Reproduce the listing exactly and skip over any pictures.

Information shown>
────────────────────────────────────────

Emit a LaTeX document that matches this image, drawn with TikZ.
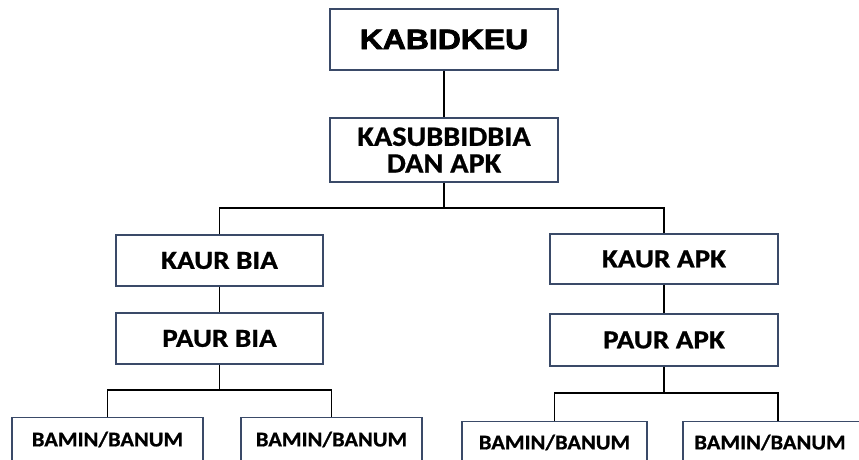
\documentclass[tikz,border=0pt]{standalone}
\usepackage{fontspec}
\setmainfont{Carlito}[BoldFeatures={FakeBold=0.8}]
\newfontfamily\heavyfont{Liberation Sans}[BoldFeatures={FakeBold=2.5}]
\definecolor{boxline}{HTML}{3A4A68}
\newcommand\stretchtext[2]{\scalebox{#1}[1]{#2}}
\begin{document}
\begin{tikzpicture}[x=1pt,y=-1pt,
  orgbox/.style={draw=boxline,line width=1.4pt,fill=white,inner sep=0pt,font=\bfseries},
  subtext/.style={font=\bfseries\fontsize{28}{26.7}\selectfont},
  midtext/.style={font=\bfseries\fontsize{26}{28}\selectfont},
  smalltext/.style={font=\bfseries\fontsize{21}{23}\selectfont},
  link/.style={draw=black,line width=1.3pt}]
\useasboundingbox (0,0) rectangle (859,459);
\clip (0,0) rectangle (859,459);
% boxes
\node[orgbox,minimum width=228pt,minimum height=61pt,font=\heavyfont\bfseries\fontsize{28}{30}\selectfont] (kabid) at (444,39.5) {\stretchtext{1.14}{KABIDKEU}};
\node[orgbox,minimum width=228pt,minimum height=64pt,align=center,subtext] (kasub) at (444,150) {\stretchtext{1.08}{KASUBBIDBIA}\\\stretchtext{1.08}{DAN APK}};
\node[orgbox,minimum width=207pt,minimum height=51pt,midtext] (kaurbia) at (219.5,260.5) {\stretchtext{1.12}{KAUR BIA}};
\node[orgbox,minimum width=228pt,minimum height=50pt,midtext] (kaurapk) at (664,259) {\stretchtext{1.12}{KAUR APK}};
\node[orgbox,minimum width=207pt,minimum height=51pt,midtext] (paurbia) at (219.5,338.5) {\stretchtext{1.12}{PAUR BIA}};
\node[orgbox,minimum width=228pt,minimum height=52pt,midtext] (paurapk) at (664,340) {\stretchtext{1.12}{PAUR APK}};
% bottom boxes (cut by frame)
\node[orgbox,minimum width=191pt,minimum height=50pt,anchor=north] (b1) at (107.5,417) {};
\node[orgbox,minimum width=181pt,minimum height=50pt,anchor=north] (b2) at (331.5,417) {};
\node[orgbox,minimum width=185pt,minimum height=50pt,anchor=north] (b3) at (554.5,421) {};
\node[orgbox,minimum width=190pt,minimum height=50pt,anchor=north] (b4) at (778,421) {};
\node[smalltext] (t1) at (107.5,439.5) {\stretchtext{1.07}{BAMIN/BANUM}};
\node[smalltext] (t2) at (331.5,439.5) {\stretchtext{1.07}{BAMIN/BANUM}};
\node[smalltext] (t3) at (554.5,442.5) {\stretchtext{1.07}{BAMIN/BANUM}};
\node[smalltext] (t4) at (770,442.5) {\stretchtext{1.07}{BAMIN/BANUM}};
% connectors
\draw[link] (kabid.south) -- (kasub.north);
\coordinate (hub1) at (444,208);
\draw[link] (kasub.south) -- (hub1);
\draw[link] (kaurbia.north) |- (hub1) -| (kaurapk.north);
\draw[link] (kaurbia.south) -- (paurbia.north);
\draw[link] (kaurapk.south) -- (paurapk.north);
\coordinate (hub2) at (219.5,390);
\draw[link] (paurbia.south) -- (hub2);
\draw[link] (b1.north) |- (hub2) -| (b2.north);
\coordinate (hub3) at (664,393);
\draw[link] (paurapk.south) -- (hub3);
\draw[link] (b3.north) |- (hub3) -| (b4.north);
\end{tikzpicture}
\end{document}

────────────────────────────────────────

Problem solution>
Emit a LaTeX document that matches this image, drawn with TikZ.
\documentclass[tikz,border=0pt]{standalone}
\usepackage{fontspec}
\setmainfont{Carlito}[BoldFeatures={FakeBold=0.8}]
\newfontfamily\heavyfont{Liberation Sans}[BoldFeatures={FakeBold=2.5}]
\definecolor{boxline}{HTML}{3A4A68}
\newcommand\stretchtext[2]{\scalebox{#1}[1]{#2}}
\begin{document}
\begin{tikzpicture}[x=1pt,y=-1pt,
  orgbox/.style={draw=boxline,line width=1.4pt,fill=white,inner sep=0pt,font=\bfseries},
  subtext/.style={font=\bfseries\fontsize{28}{26.7}\selectfont},
  midtext/.style={font=\bfseries\fontsize{26}{28}\selectfont},
  smalltext/.style={font=\bfseries\fontsize{21}{23}\selectfont},
  link/.style={draw=black,line width=1.3pt}]
\useasboundingbox (0,0) rectangle (859,459);
\clip (0,0) rectangle (859,459);
% boxes
\node[orgbox,minimum width=228pt,minimum height=61pt,font=\heavyfont\bfseries\fontsize{28}{30}\selectfont] (kabid) at (444,39.5) {\stretchtext{1.14}{KABIDKEU}};
\node[orgbox,minimum width=228pt,minimum height=64pt,align=center,subtext] (kasub) at (444,150) {\stretchtext{1.08}{KASUBBIDBIA}\\\stretchtext{1.08}{DAN APK}};
\node[orgbox,minimum width=207pt,minimum height=51pt,midtext] (kaurbia) at (219.5,260.5) {\stretchtext{1.12}{KAUR BIA}};
\node[orgbox,minimum width=228pt,minimum height=50pt,midtext] (kaurapk) at (664,259) {\stretchtext{1.12}{KAUR APK}};
\node[orgbox,minimum width=207pt,minimum height=51pt,midtext] (paurbia) at (219.5,338.5) {\stretchtext{1.12}{PAUR BIA}};
\node[orgbox,minimum width=228pt,minimum height=52pt,midtext] (paurapk) at (664,340) {\stretchtext{1.12}{PAUR APK}};
% bottom boxes (cut by frame)
\node[orgbox,minimum width=191pt,minimum height=50pt,anchor=north] (b1) at (107.5,417) {};
\node[orgbox,minimum width=181pt,minimum height=50pt,anchor=north] (b2) at (331.5,417) {};
\node[orgbox,minimum width=185pt,minimum height=50pt,anchor=north] (b3) at (554.5,421) {};
\node[orgbox,minimum width=190pt,minimum height=50pt,anchor=north] (b4) at (778,421) {};
\node[smalltext] (t1) at (107.5,439.5) {\stretchtext{1.07}{BAMIN/BANUM}};
\node[smalltext] (t2) at (331.5,439.5) {\stretchtext{1.07}{BAMIN/BANUM}};
\node[smalltext] (t3) at (554.5,442.5) {\stretchtext{1.07}{BAMIN/BANUM}};
\node[smalltext] (t4) at (770,442.5) {\stretchtext{1.07}{BAMIN/BANUM}};
% connectors
\draw[link] (kabid.south) -- (kasub.north);
\coordinate (hub1) at (444,208);
\draw[link] (kasub.south) -- (hub1);
\draw[link] (kaurbia.north) |- (hub1) -| (kaurapk.north);
\draw[link] (kaurbia.south) -- (paurbia.north);
\draw[link] (kaurapk.south) -- (paurapk.north);
\coordinate (hub2) at (219.5,390);
\draw[link] (paurbia.south) -- (hub2);
\draw[link] (b1.north) |- (hub2) -| (b2.north);
\coordinate (hub3) at (664,393);
\draw[link] (paurapk.south) -- (hub3);
\draw[link] (b3.north) |- (hub3) -| (b4.north);
\end{tikzpicture}
\end{document}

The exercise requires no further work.